■ **What is required**
Copy the data that follows, character for character, minus the pictures.

■ **Dataset section**
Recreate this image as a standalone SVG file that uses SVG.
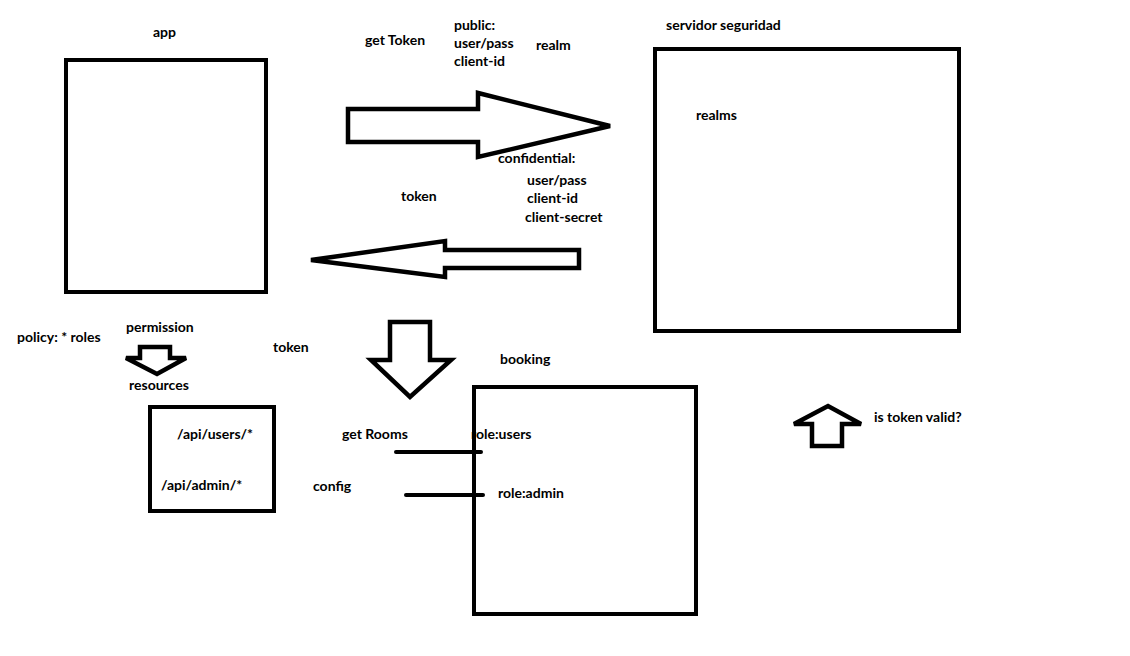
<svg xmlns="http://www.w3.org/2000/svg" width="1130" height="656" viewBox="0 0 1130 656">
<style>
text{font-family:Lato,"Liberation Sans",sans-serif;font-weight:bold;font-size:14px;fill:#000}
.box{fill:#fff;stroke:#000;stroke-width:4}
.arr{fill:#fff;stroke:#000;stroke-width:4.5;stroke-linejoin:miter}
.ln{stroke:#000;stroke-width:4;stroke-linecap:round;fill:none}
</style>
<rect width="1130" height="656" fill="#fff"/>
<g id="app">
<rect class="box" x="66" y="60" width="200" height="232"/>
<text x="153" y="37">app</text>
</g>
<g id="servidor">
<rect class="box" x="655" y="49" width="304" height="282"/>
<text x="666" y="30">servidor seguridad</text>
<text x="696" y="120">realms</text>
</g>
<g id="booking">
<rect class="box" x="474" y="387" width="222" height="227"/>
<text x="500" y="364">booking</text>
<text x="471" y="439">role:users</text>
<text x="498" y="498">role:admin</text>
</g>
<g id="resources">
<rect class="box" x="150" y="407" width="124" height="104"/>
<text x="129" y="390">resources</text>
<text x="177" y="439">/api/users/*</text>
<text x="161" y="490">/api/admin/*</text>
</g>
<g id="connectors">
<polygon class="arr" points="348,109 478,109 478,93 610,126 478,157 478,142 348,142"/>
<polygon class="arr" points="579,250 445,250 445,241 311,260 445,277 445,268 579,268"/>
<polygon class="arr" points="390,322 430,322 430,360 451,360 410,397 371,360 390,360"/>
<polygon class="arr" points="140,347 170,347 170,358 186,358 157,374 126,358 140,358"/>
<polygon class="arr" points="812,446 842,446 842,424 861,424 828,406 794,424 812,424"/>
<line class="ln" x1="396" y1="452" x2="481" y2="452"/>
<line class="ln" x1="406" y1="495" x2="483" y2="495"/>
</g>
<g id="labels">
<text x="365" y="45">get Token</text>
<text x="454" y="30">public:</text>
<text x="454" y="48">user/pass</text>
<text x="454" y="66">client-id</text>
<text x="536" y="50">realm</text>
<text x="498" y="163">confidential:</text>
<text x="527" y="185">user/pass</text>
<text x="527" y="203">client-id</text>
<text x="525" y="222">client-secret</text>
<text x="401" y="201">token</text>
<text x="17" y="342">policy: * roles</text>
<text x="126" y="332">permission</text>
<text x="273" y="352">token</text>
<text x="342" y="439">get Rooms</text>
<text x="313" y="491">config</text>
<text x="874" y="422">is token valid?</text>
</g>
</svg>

■ **Completed task**
Recreate this image as a standalone SVG file that uses SVG.
<svg xmlns="http://www.w3.org/2000/svg" width="1130" height="656" viewBox="0 0 1130 656">
<style>
text{font-family:Lato,"Liberation Sans",sans-serif;font-weight:bold;font-size:14px;fill:#000}
.box{fill:#fff;stroke:#000;stroke-width:4}
.arr{fill:#fff;stroke:#000;stroke-width:4.5;stroke-linejoin:miter}
.ln{stroke:#000;stroke-width:4;stroke-linecap:round;fill:none}
</style>
<rect width="1130" height="656" fill="#fff"/>
<g id="app">
<rect class="box" x="66" y="60" width="200" height="232"/>
<text x="153" y="37">app</text>
</g>
<g id="servidor">
<rect class="box" x="655" y="49" width="304" height="282"/>
<text x="666" y="30">servidor seguridad</text>
<text x="696" y="120">realms</text>
</g>
<g id="booking">
<rect class="box" x="474" y="387" width="222" height="227"/>
<text x="500" y="364">booking</text>
<text x="471" y="439">role:users</text>
<text x="498" y="498">role:admin</text>
</g>
<g id="resources">
<rect class="box" x="150" y="407" width="124" height="104"/>
<text x="129" y="390">resources</text>
<text x="177" y="439">/api/users/*</text>
<text x="161" y="490">/api/admin/*</text>
</g>
<g id="connectors">
<polygon class="arr" points="348,109 478,109 478,93 610,126 478,157 478,142 348,142"/>
<polygon class="arr" points="579,250 445,250 445,241 311,260 445,277 445,268 579,268"/>
<polygon class="arr" points="390,322 430,322 430,360 451,360 410,397 371,360 390,360"/>
<polygon class="arr" points="140,347 170,347 170,358 186,358 157,374 126,358 140,358"/>
<polygon class="arr" points="812,446 842,446 842,424 861,424 828,406 794,424 812,424"/>
<line class="ln" x1="396" y1="452" x2="481" y2="452"/>
<line class="ln" x1="406" y1="495" x2="483" y2="495"/>
</g>
<g id="labels">
<text x="365" y="45">get Token</text>
<text x="454" y="30">public:</text>
<text x="454" y="48">user/pass</text>
<text x="454" y="66">client-id</text>
<text x="536" y="50">realm</text>
<text x="498" y="163">confidential:</text>
<text x="527" y="185">user/pass</text>
<text x="527" y="203">client-id</text>
<text x="525" y="222">client-secret</text>
<text x="401" y="201">token</text>
<text x="17" y="342">policy: * roles</text>
<text x="126" y="332">permission</text>
<text x="273" y="352">token</text>
<text x="342" y="439">get Rooms</text>
<text x="313" y="491">config</text>
<text x="874" y="422">is token valid?</text>
</g>
</svg>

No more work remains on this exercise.